The land was either flat or gently rolling hills. I thoroughly enjoyed the drive. Before I knew it, I was turning on the last couple of county roads completing the last few miles to the official Kansas home of the Charles Ingalls family. They lived about twelve miles southwest of Independence, KS, from 1869 to 1871. Mary, the oldest daughter, was five years old and Laura was three years old when they moved here. Carrie Ingalls, their third daughter, was born here.
The area in which the Ingalls family settled was Indian country. “Pa” (as Laura called her father in her books) had been told that the location would soon be open to white settlers. However, when they arrived this was not the case. It was discovered that their homestead was on the Osage Indian reservation, and they had no legal right to the land. They had just begun to farm when they heard rumors that the settlers would be evicted. They left preemptively in the spring of 1871. Those rumors may have prompted the Ingalls to leave. However, Laura’s parents needed to recover their Pepin, Wisconsin, land because the buyer had not paid the mortgage. Therefore, they left and headed back to Wisconsin.
On this site in Kansas is a recreation of the one room cabin in which the Ingalls family lived. This cabin was reconstructed by Laura’s vivid descriptions in her Little House On the Prairie book. The well on the site was dug by hand by Charles Ingalls with some help from his neighbor, Mr. Scott. The was instrumental in helping historian Margaret Clements discover the side of the Ingalls family homestead in 1969 on what was then the Horton farm.
Also on the site is the Wayside Post Office constructed in 1885. The Ingalls family had moved by then, however, William Kurtis moved it here in 1977 to save it from destruction and preserve it for the education of future generations. The Sunnyside Schoolhouse was built in 1871 about four miles from the Ingalls homestead, however the Ingalls children were too young at the time to have attended during their time in Kansas. Again, Mr. Kurtis moved the structure to this site in 1977 to preserve the building. It was their hope that children of future generations would be able to experience what school would have been like back in the late 1800s.

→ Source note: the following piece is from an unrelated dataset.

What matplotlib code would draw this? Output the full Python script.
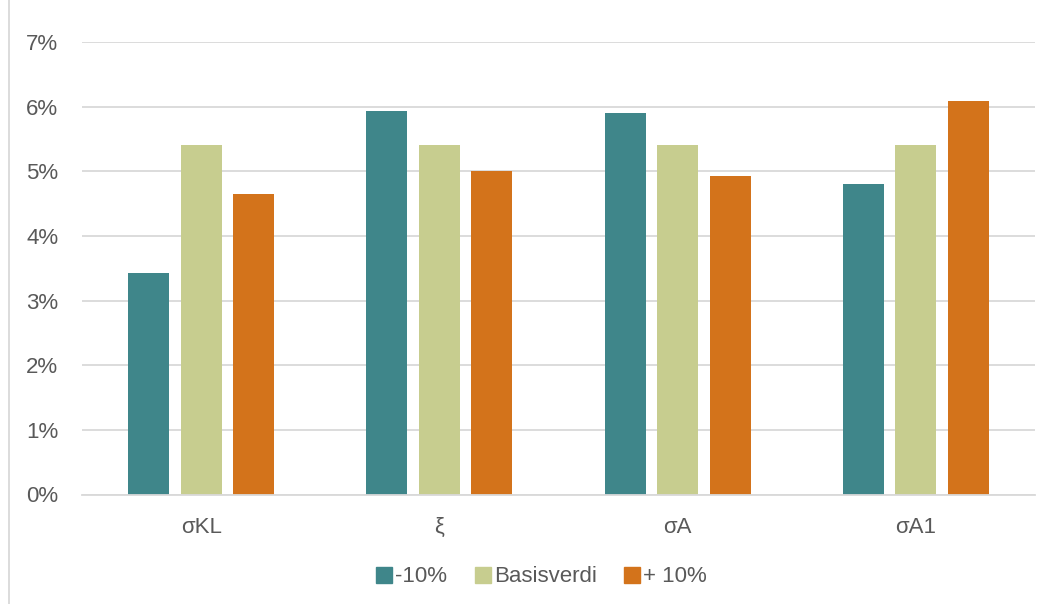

I hope you enjoy the pictures. Please read the information on the pics of signs. They explain further about some of the structures.
There is a restroom behind the farmhouse, and also some picnic tables behind the hand dug well. It’s a great place for a family picnic!
This is one of the smaller Laura Ingalls Wilder home sites. It doesn’t really take a long time to go through everything. That is, unless you are like me and like to read every word on every sign and every description with any artifacts. It probably took me a little over an hour to go through everything.
As I left and walked to my car, I noticed how quite it was out on that prairie. I could just imagine Laura and Mary running through the tall prairie grass playing. I got in my car with a smile on my face and headed back to Springfield.
So, for now ….. ” On the Road Again!”